# Directions
Retype all the entries word for word, but omit the pictures.

# Records from a dataset

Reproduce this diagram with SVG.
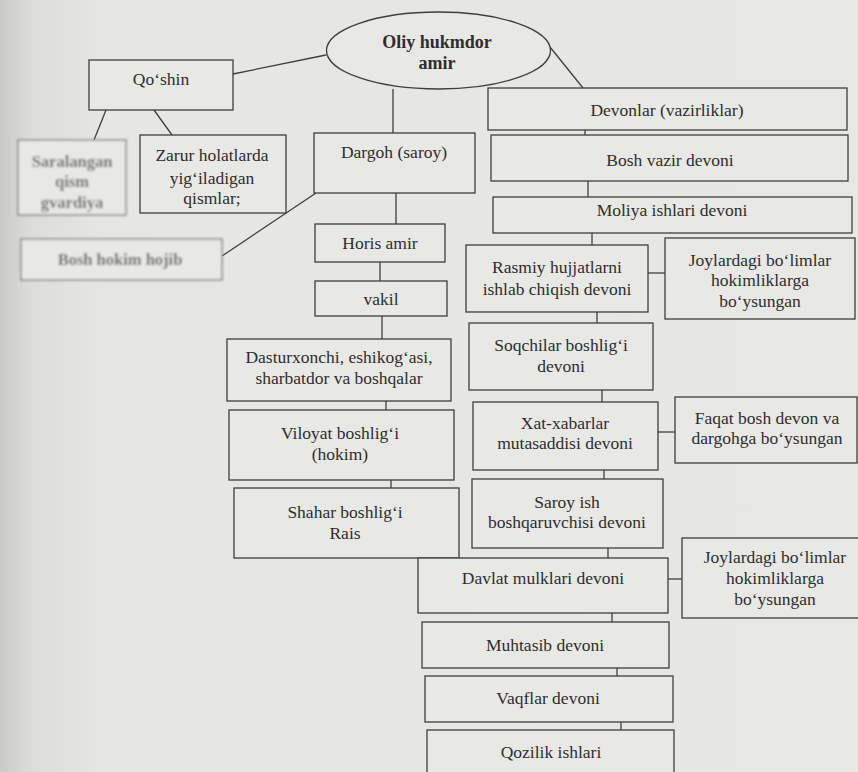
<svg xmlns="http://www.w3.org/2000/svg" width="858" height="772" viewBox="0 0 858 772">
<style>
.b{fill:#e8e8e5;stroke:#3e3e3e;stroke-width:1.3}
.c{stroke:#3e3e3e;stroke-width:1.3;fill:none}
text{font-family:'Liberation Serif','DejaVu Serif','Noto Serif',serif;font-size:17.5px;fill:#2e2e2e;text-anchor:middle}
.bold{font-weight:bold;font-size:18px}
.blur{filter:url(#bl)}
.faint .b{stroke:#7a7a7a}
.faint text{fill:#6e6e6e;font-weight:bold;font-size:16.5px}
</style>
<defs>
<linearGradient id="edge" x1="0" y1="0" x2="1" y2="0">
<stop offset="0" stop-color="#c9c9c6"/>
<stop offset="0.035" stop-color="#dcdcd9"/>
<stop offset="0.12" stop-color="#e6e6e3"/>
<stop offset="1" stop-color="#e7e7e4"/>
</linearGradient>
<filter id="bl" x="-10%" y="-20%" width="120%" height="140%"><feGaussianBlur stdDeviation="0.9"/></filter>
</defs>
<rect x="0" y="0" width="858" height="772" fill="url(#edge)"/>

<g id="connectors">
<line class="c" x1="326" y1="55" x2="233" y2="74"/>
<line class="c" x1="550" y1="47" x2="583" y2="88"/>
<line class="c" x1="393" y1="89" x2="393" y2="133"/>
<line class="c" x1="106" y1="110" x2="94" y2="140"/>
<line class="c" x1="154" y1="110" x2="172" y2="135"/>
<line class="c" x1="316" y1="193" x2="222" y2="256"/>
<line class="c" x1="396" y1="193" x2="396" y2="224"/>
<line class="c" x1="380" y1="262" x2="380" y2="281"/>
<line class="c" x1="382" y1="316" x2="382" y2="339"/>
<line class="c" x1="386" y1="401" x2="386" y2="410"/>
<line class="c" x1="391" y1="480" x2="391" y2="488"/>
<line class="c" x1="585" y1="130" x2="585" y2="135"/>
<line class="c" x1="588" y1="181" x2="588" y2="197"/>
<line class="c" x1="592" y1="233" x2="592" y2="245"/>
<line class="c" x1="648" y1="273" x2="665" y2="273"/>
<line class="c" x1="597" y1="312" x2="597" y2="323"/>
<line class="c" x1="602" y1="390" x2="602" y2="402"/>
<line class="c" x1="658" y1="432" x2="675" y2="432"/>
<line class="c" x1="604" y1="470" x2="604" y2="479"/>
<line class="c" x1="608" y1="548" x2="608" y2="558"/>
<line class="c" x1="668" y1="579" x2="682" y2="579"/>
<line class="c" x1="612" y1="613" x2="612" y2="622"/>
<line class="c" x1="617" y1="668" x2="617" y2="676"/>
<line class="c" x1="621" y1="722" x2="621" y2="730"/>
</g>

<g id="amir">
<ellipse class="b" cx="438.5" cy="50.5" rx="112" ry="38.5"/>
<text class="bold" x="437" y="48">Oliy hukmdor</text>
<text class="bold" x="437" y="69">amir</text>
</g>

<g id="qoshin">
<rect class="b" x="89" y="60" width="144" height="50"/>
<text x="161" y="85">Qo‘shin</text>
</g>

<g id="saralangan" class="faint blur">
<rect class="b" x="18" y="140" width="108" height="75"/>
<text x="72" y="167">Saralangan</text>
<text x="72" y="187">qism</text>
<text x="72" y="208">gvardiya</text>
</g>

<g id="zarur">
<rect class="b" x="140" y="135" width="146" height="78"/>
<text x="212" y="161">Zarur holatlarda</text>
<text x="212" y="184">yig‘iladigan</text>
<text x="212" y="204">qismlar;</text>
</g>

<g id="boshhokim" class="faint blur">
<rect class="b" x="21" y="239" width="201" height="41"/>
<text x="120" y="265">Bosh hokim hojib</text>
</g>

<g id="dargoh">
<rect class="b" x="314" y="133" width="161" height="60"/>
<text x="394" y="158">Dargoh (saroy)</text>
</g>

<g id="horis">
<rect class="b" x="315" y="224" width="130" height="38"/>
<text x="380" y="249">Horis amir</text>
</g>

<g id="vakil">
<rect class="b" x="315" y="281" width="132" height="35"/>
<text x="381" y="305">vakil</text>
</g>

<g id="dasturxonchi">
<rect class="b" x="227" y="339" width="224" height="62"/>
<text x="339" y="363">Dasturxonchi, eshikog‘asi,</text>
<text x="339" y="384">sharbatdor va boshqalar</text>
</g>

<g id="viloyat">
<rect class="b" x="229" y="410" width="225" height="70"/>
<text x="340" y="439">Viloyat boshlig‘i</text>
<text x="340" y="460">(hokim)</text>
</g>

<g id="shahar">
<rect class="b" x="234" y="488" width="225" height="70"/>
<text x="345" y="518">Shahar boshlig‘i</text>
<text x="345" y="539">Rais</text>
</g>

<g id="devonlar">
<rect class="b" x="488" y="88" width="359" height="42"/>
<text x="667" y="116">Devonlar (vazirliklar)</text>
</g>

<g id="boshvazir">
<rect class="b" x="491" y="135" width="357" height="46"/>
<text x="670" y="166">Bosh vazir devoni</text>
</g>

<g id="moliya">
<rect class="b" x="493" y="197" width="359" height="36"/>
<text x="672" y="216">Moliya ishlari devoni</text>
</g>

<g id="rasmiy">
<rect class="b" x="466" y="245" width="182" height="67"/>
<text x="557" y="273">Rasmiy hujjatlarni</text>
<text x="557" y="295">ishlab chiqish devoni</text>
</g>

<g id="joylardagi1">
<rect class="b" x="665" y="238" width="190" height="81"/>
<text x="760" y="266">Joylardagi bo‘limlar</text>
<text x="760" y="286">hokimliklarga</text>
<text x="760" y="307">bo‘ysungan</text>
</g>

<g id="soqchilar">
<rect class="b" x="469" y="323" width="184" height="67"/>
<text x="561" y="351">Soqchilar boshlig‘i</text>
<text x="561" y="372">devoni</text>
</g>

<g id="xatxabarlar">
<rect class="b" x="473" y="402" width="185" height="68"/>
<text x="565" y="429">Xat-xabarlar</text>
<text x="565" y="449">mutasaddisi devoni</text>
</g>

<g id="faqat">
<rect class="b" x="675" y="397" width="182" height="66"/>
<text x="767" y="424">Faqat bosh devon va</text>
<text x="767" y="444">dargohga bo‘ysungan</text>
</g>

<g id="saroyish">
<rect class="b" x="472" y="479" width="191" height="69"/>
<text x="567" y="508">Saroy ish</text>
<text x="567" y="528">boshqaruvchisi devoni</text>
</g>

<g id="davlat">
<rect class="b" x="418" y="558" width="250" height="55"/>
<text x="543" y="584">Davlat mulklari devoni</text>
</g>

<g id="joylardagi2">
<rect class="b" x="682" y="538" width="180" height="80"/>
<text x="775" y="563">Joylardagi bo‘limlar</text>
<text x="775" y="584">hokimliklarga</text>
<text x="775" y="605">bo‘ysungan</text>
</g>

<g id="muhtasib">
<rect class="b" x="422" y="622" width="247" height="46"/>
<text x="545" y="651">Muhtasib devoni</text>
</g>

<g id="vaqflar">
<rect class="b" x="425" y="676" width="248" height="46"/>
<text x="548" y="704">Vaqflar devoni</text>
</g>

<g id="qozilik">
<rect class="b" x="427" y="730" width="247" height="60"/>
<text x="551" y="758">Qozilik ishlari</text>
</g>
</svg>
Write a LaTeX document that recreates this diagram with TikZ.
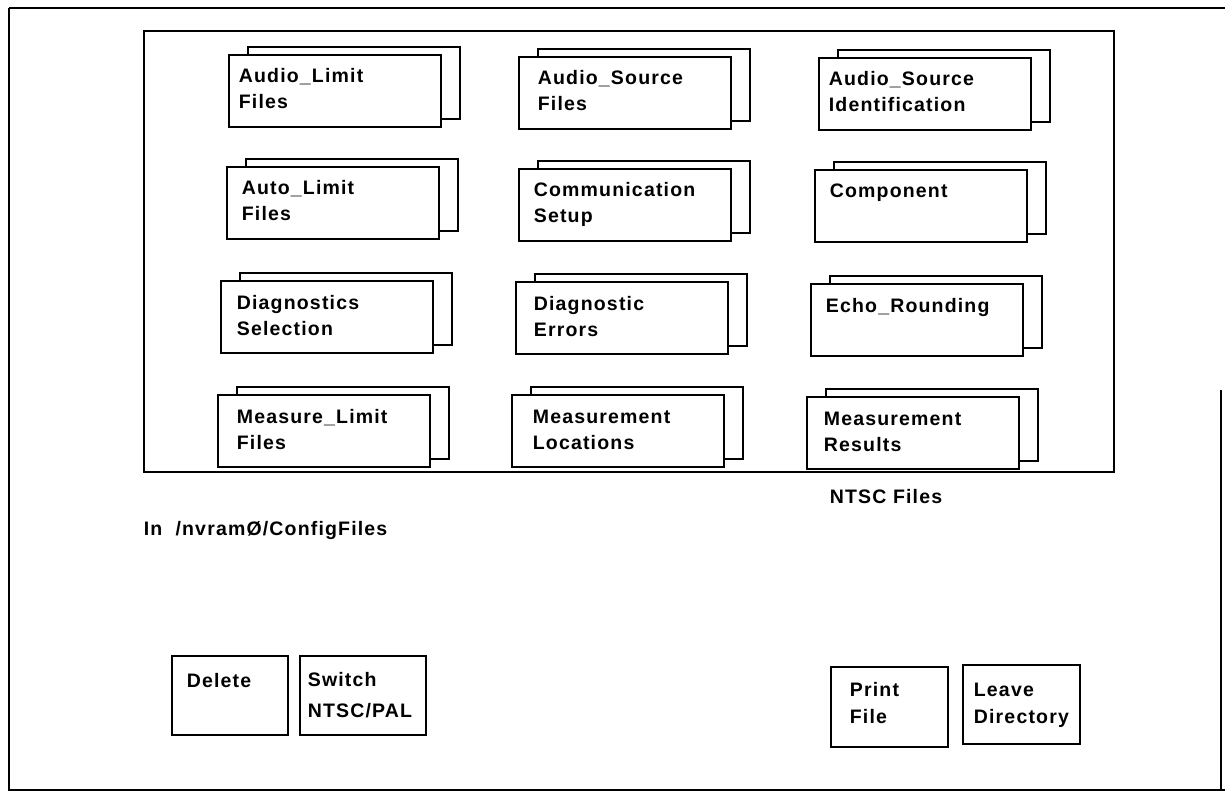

# Exercise solution
Reproduce this diagram with SVG.
<svg xmlns="http://www.w3.org/2000/svg" width="858" height="772" viewBox="0 0 858 772">
<style>
.b{fill:#e8e8e5;stroke:#3e3e3e;stroke-width:1.3}
.c{stroke:#3e3e3e;stroke-width:1.3;fill:none}
text{font-family:'Liberation Serif','DejaVu Serif','Noto Serif',serif;font-size:17.5px;fill:#2e2e2e;text-anchor:middle}
.bold{font-weight:bold;font-size:18px}
.blur{filter:url(#bl)}
.faint .b{stroke:#7a7a7a}
.faint text{fill:#6e6e6e;font-weight:bold;font-size:16.5px}
</style>
<defs>
<linearGradient id="edge" x1="0" y1="0" x2="1" y2="0">
<stop offset="0" stop-color="#c9c9c6"/>
<stop offset="0.035" stop-color="#dcdcd9"/>
<stop offset="0.12" stop-color="#e6e6e3"/>
<stop offset="1" stop-color="#e7e7e4"/>
</linearGradient>
<filter id="bl" x="-10%" y="-20%" width="120%" height="140%"><feGaussianBlur stdDeviation="0.9"/></filter>
</defs>
<rect x="0" y="0" width="858" height="772" fill="url(#edge)"/>

<g id="connectors">
<line class="c" x1="326" y1="55" x2="233" y2="74"/>
<line class="c" x1="550" y1="47" x2="583" y2="88"/>
<line class="c" x1="393" y1="89" x2="393" y2="133"/>
<line class="c" x1="106" y1="110" x2="94" y2="140"/>
<line class="c" x1="154" y1="110" x2="172" y2="135"/>
<line class="c" x1="316" y1="193" x2="222" y2="256"/>
<line class="c" x1="396" y1="193" x2="396" y2="224"/>
<line class="c" x1="380" y1="262" x2="380" y2="281"/>
<line class="c" x1="382" y1="316" x2="382" y2="339"/>
<line class="c" x1="386" y1="401" x2="386" y2="410"/>
<line class="c" x1="391" y1="480" x2="391" y2="488"/>
<line class="c" x1="585" y1="130" x2="585" y2="135"/>
<line class="c" x1="588" y1="181" x2="588" y2="197"/>
<line class="c" x1="592" y1="233" x2="592" y2="245"/>
<line class="c" x1="648" y1="273" x2="665" y2="273"/>
<line class="c" x1="597" y1="312" x2="597" y2="323"/>
<line class="c" x1="602" y1="390" x2="602" y2="402"/>
<line class="c" x1="658" y1="432" x2="675" y2="432"/>
<line class="c" x1="604" y1="470" x2="604" y2="479"/>
<line class="c" x1="608" y1="548" x2="608" y2="558"/>
<line class="c" x1="668" y1="579" x2="682" y2="579"/>
<line class="c" x1="612" y1="613" x2="612" y2="622"/>
<line class="c" x1="617" y1="668" x2="617" y2="676"/>
<line class="c" x1="621" y1="722" x2="621" y2="730"/>
</g>

<g id="amir">
<ellipse class="b" cx="438.5" cy="50.5" rx="112" ry="38.5"/>
<text class="bold" x="437" y="48">Oliy hukmdor</text>
<text class="bold" x="437" y="69">amir</text>
</g>

<g id="qoshin">
<rect class="b" x="89" y="60" width="144" height="50"/>
<text x="161" y="85">Qo‘shin</text>
</g>

<g id="saralangan" class="faint blur">
<rect class="b" x="18" y="140" width="108" height="75"/>
<text x="72" y="167">Saralangan</text>
<text x="72" y="187">qism</text>
<text x="72" y="208">gvardiya</text>
</g>

<g id="zarur">
<rect class="b" x="140" y="135" width="146" height="78"/>
<text x="212" y="161">Zarur holatlarda</text>
<text x="212" y="184">yig‘iladigan</text>
<text x="212" y="204">qismlar;</text>
</g>

<g id="boshhokim" class="faint blur">
<rect class="b" x="21" y="239" width="201" height="41"/>
<text x="120" y="265">Bosh hokim hojib</text>
</g>

<g id="dargoh">
<rect class="b" x="314" y="133" width="161" height="60"/>
<text x="394" y="158">Dargoh (saroy)</text>
</g>

<g id="horis">
<rect class="b" x="315" y="224" width="130" height="38"/>
<text x="380" y="249">Horis amir</text>
</g>

<g id="vakil">
<rect class="b" x="315" y="281" width="132" height="35"/>
<text x="381" y="305">vakil</text>
</g>

<g id="dasturxonchi">
<rect class="b" x="227" y="339" width="224" height="62"/>
<text x="339" y="363">Dasturxonchi, eshikog‘asi,</text>
<text x="339" y="384">sharbatdor va boshqalar</text>
</g>

<g id="viloyat">
<rect class="b" x="229" y="410" width="225" height="70"/>
<text x="340" y="439">Viloyat boshlig‘i</text>
<text x="340" y="460">(hokim)</text>
</g>

<g id="shahar">
<rect class="b" x="234" y="488" width="225" height="70"/>
<text x="345" y="518">Shahar boshlig‘i</text>
<text x="345" y="539">Rais</text>
</g>

<g id="devonlar">
<rect class="b" x="488" y="88" width="359" height="42"/>
<text x="667" y="116">Devonlar (vazirliklar)</text>
</g>

<g id="boshvazir">
<rect class="b" x="491" y="135" width="357" height="46"/>
<text x="670" y="166">Bosh vazir devoni</text>
</g>

<g id="moliya">
<rect class="b" x="493" y="197" width="359" height="36"/>
<text x="672" y="216">Moliya ishlari devoni</text>
</g>

<g id="rasmiy">
<rect class="b" x="466" y="245" width="182" height="67"/>
<text x="557" y="273">Rasmiy hujjatlarni</text>
<text x="557" y="295">ishlab chiqish devoni</text>
</g>

<g id="joylardagi1">
<rect class="b" x="665" y="238" width="190" height="81"/>
<text x="760" y="266">Joylardagi bo‘limlar</text>
<text x="760" y="286">hokimliklarga</text>
<text x="760" y="307">bo‘ysungan</text>
</g>

<g id="soqchilar">
<rect class="b" x="469" y="323" width="184" height="67"/>
<text x="561" y="351">Soqchilar boshlig‘i</text>
<text x="561" y="372">devoni</text>
</g>

<g id="xatxabarlar">
<rect class="b" x="473" y="402" width="185" height="68"/>
<text x="565" y="429">Xat-xabarlar</text>
<text x="565" y="449">mutasaddisi devoni</text>
</g>

<g id="faqat">
<rect class="b" x="675" y="397" width="182" height="66"/>
<text x="767" y="424">Faqat bosh devon va</text>
<text x="767" y="444">dargohga bo‘ysungan</text>
</g>

<g id="saroyish">
<rect class="b" x="472" y="479" width="191" height="69"/>
<text x="567" y="508">Saroy ish</text>
<text x="567" y="528">boshqaruvchisi devoni</text>
</g>

<g id="davlat">
<rect class="b" x="418" y="558" width="250" height="55"/>
<text x="543" y="584">Davlat mulklari devoni</text>
</g>

<g id="joylardagi2">
<rect class="b" x="682" y="538" width="180" height="80"/>
<text x="775" y="563">Joylardagi bo‘limlar</text>
<text x="775" y="584">hokimliklarga</text>
<text x="775" y="605">bo‘ysungan</text>
</g>

<g id="muhtasib">
<rect class="b" x="422" y="622" width="247" height="46"/>
<text x="545" y="651">Muhtasib devoni</text>
</g>

<g id="vaqflar">
<rect class="b" x="425" y="676" width="248" height="46"/>
<text x="548" y="704">Vaqflar devoni</text>
</g>

<g id="qozilik">
<rect class="b" x="427" y="730" width="247" height="60"/>
<text x="551" y="758">Qozilik ishlari</text>
</g>
</svg>
Write a LaTeX document that recreates this diagram with TikZ.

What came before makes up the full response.